J.T. Miller a steadying influence in Canucks’ playoff push

Vancouver Canucks' J.T. Miller celebrates his second goal against the St. Louis Blues during the second period of an NHL hockey game in Vancouver on Monday January 27, 2020. (Darryl Dyck/AP)

TORONTO – His teams have been so good that J.T. Miller has never been in an NHL playoff race.

Think about it: The Tampa Bay Lightning teams Miller played on the last two springs amassed 241 points and made the Stanley Cup Playoffs by an average of 25, which is not so much a playoff gap as a galaxy. The Lightning could have sold playoff tickets at Thanksgiving.

The three seasons before that, Miller’s New York Rangers averaged 105 points and made the playoffs by 17, eight and eight points, respectively. An eight-point cushion means you need to be careful, but you’re not developing ulcers or sleep disorders, and by the final week you’re wondering only about who you’ll face in the playoffs and not whether you’ll get there.

But here is Miller with the Vancouver Canucks, a couple of weeks shy of his 27th birthday, and closing in on 500 NHL games, walking the tightrope of a playoff race for the first time.

Seems he’s pretty good at it, too.

“No joke, this is such a fun time of year,” Miller told Sportsnet before the Canucks arrived in Toronto for Saturday night’s game against the Maple Leafs. “When you’re young, you don’t really realize how good it is but also how hard it is to win. I have such a respect for the trophy and how hard it is to get there. It all kind of starts now. It’s nice to have these games, these last 20, that are all games you have to get up for.”
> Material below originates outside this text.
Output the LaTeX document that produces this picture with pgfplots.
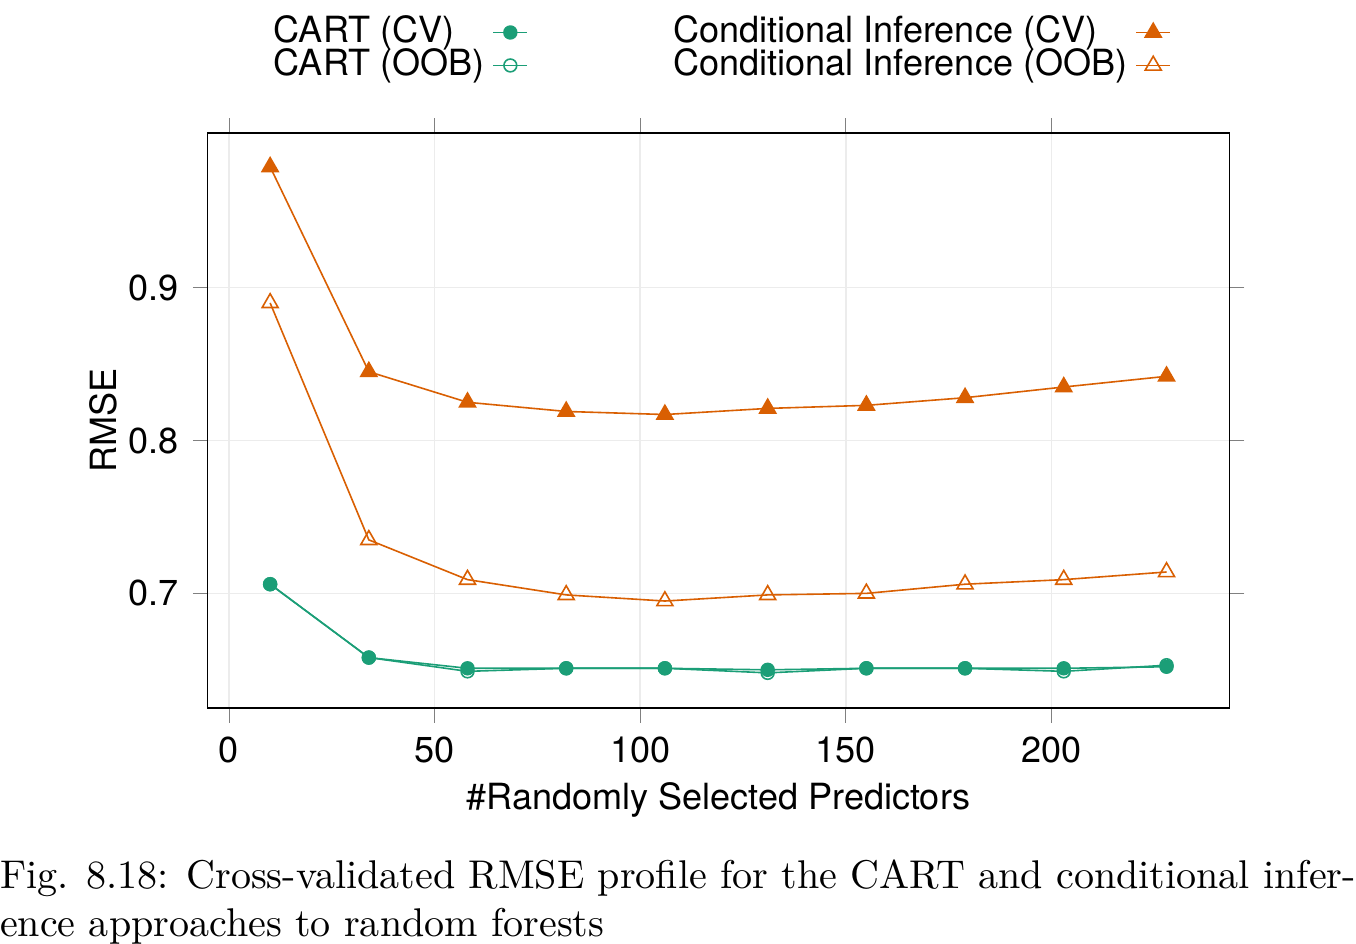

Miller has been up for them.

He was the best Canuck during the first two games of this road trip – a win in Montreal, a loss in Ottawa – and in his last four games has amassed three goals and five assists. Miller is pulling away from linemate Elias Pettersson for the team scoring lead, and the American winger’s 65 points, which include 25 goals, had him 16th in NHL scoring on Friday morning.

He is having a blast.

“We’ve got a lot of young guys who haven’t been in a playoff run,” he said. “I think it’s important that we don’t put too much pressure on ourselves down the stretch and start squeezing it too tight. But I think it’s good that we’re in (a playoff race). Last year in Tampa, we clinched so early that we got away from our game a little bit going into the playoffs. This year, we have to play our game right into the playoffs.

“A lot of guys haven’t gone through one of these. Myself, I haven’t really gone through one because I’ve been fortunate enough that most of the playoffs I’ve been in, my team got in fairly early and there wasn’t a lot of pressure down the stretch. We were ahead in the race. Now we’re in the middle of the race. I think that’s going to benefit us, bring the best out of us.”

We’ll reserve judgement until April 5, but the Canucks, despite an inconsistent February, have put themselves in a strong position to make the playoffs for the first time since 2015. They are two points up on the Western Conference’s ninth-place team, the Winnipeg Jets, but have played three fewer games.

The Athletic’s standings-projections model, adjusted daily, gives the Canucks an 86 per-cent chance of making the playoffs. Vancouver has 19 games remaining.

“I don’t think we have a lesser goal than the Boston Bruins or Washington Capitals or the top couple of teams in the league,” Miller said. “We all want to win. Whether that’s the Stanley Cup or making the playoffs or winning tomorrow night, the goal doesn’t change.

“Here, we have something to play for every night. The playoffs kind of start now for us.”

The Canucks have beaten the Bruins and Capitals this season, beaten other top teams like the Pittsburgh Penguins and St. Louis Blues. But they were also swept by the New Jersey Devils and, in the last two weeks, were outscored 10-3 by the Anaheim Ducks and Ottawa Senators. They’ve scored nine goals in a game (Boston), allowed nine goals in a game (Tampa). The Canucks have pumped in at least five goals a mind-blowing 20 times, yet been held to one or zero goals in 14 games.

They are, generally, spectacularly fun to watch.

Their steadiest forward – and a steadying influence – has been Miller. Until general manager Jim Benning sacrificed first- and third-round draft picks to acquire him from the Lightning last June, Miller hadn’t scored more than 23 goals or 56 points in a season.

Even he never envisioned being a point-per-game player.

“Not really, no,” he said. “That’s why I think every year I don’t really put a (target) number on my production. I’m playing a lot of minutes a night. . . and I’m just trying to make the most of it, playing with great players on a good team. I think it’s easy to look good most nights when you’re playing on a good team like this.

“I’m happy to be here, happy it happened. I’ve got nothing but respect for the Lightning organization. They gave me a good opportunity there, too, but it is probably a better fit here.”

The Canucks, who did not practise Friday, finish their four-game trip Sunday in Columbus before playing 10 of their final 17 games at home.